I happened to be visiting my uncle in Norman on this day, so I took him along storm chasing. We met up with Charles around 1 pm in OKC and headed west on I-40 towards our target destination of Woodward, OK.
The first storm we were on was just north of Woodward, OK and we stayed with it for close to an hour. It produced several rapidly rotating wall clouds and a funnel cloud or two, but no tornadoes.
As we saw another storm popping up to the south, we ditched the storm we were on in favor of the southern storm. Again, this storm produced several rapidly rotating wall clouds and a few funnel clouds, but no tornadoes. I don’t think I have ever seen so much rotation in a wall cloud before that did not produce a tornado.
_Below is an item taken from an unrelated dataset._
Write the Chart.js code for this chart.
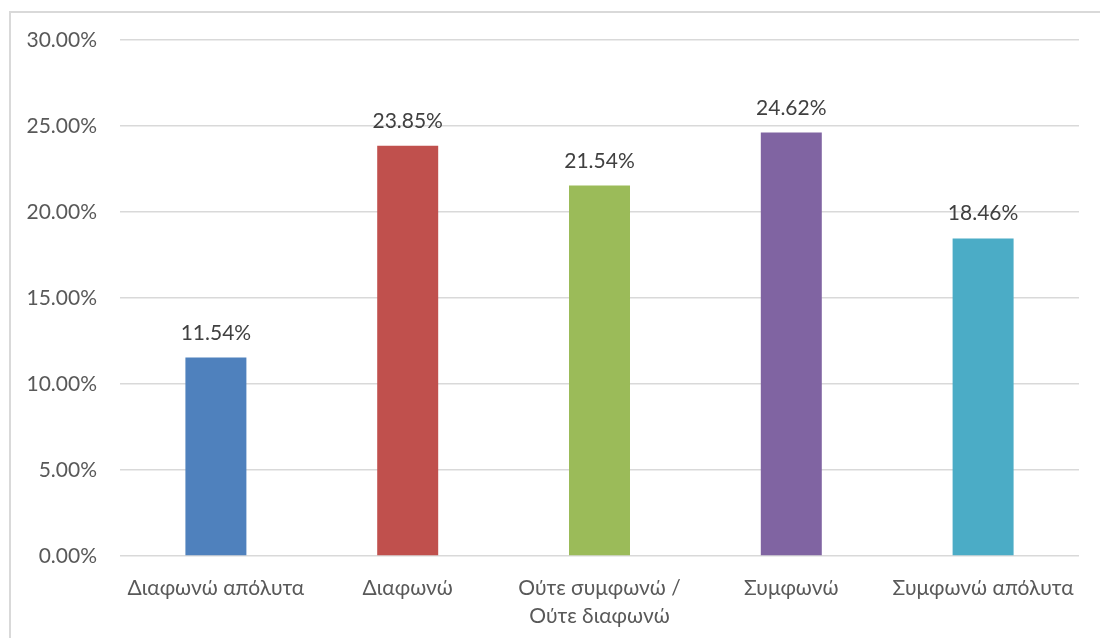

We were beginning to get a little discouraged, but we knew there was still plenty of time, so we carried on.
As we saw another storm forming to the south of this one, we once again abandoned the current storm in favor of the southern one. Nearly everyone else was still on the first or second storm, so we found ourselves in perfect position on Highway 281, nearly all alone, to intercept this next storm. This turned out to be the best possible move.
Seemingly out of nowhere, this storm produced a small, brief tornado. We were still several miles away from the tornado, but had a clear view of everything. The storm was moving northeast and was going to eventually cross Highway 281 so we drove a little ways north and just waited for the storm to come to us.
Before the storm crossed the highway it produced one more brief, weak tornado only a few hundred yards off to our west. A few minutes later the extremely low and rapidly rotating wall cloud crossed to road about 200 yards in front of us. At this point we were still about the only people on the road as everyone else was booking it south to try to get on this storm.
As the wall cloud crossed the road, it finally produced another tornado about 250-300 yards to the east of Highway 281. The tornado was fairly large (150-300 yards wide) and continued to grow as it moved to the northeast. We took a dirt road east off of Highway 281 and positioned ourselves perfectly to watch this tornado continue to the northeast. The ground circulation was very impressive at times as it moved through fields and trees.
The tornado began to shrink in size as it hit an oil refinery and smoke started getting “sucked” into the storm (as seen in the footage below). At this same time, another tornado began to form just southwest of the current one. In a matter of seconds, we had twin tornadoes!
These tornadoes lasted a couple of minutes before dissipating. As they dissipated we had to head back to Highway 281 and continue north to try to get back ahead of the storm. We could not continue east on the road we were on thanks to a river.
As we headed north, we were able to keep the storm in sight, though it was a few miles away. We watched this same storm produce 5 additional tornadoes, including two after dark as we tried to get back ahead of it. Unfortunately the road network was very poor in this area and we had to head about 20 miles east on a highway before we could cut back north to catch up to this storm.
There were reports of a confirmed tornado and the area of rotation looked to have passed directly over my apartment. Looking at the path of the tornado released by the ICT NWS office, the tornado did indeed pass over my apartment! Luckily, only a few tree branches were down around my complex.
The more significant tornado damage occurred just down the road at a friends apartment complex. Here, at least one apartment building lost a portion of its roof, and a tree branch was shot like a projectile through a car! The tornado was rated an EF-1 at her complex and an EF-3 to the southwest of this area.
Over the weekend I ended up driving 1,275 miles and saw 2 tornadoes Friday night and 9 on Saturday, totaling 11 tornadoes. This brings my tornado count to 33!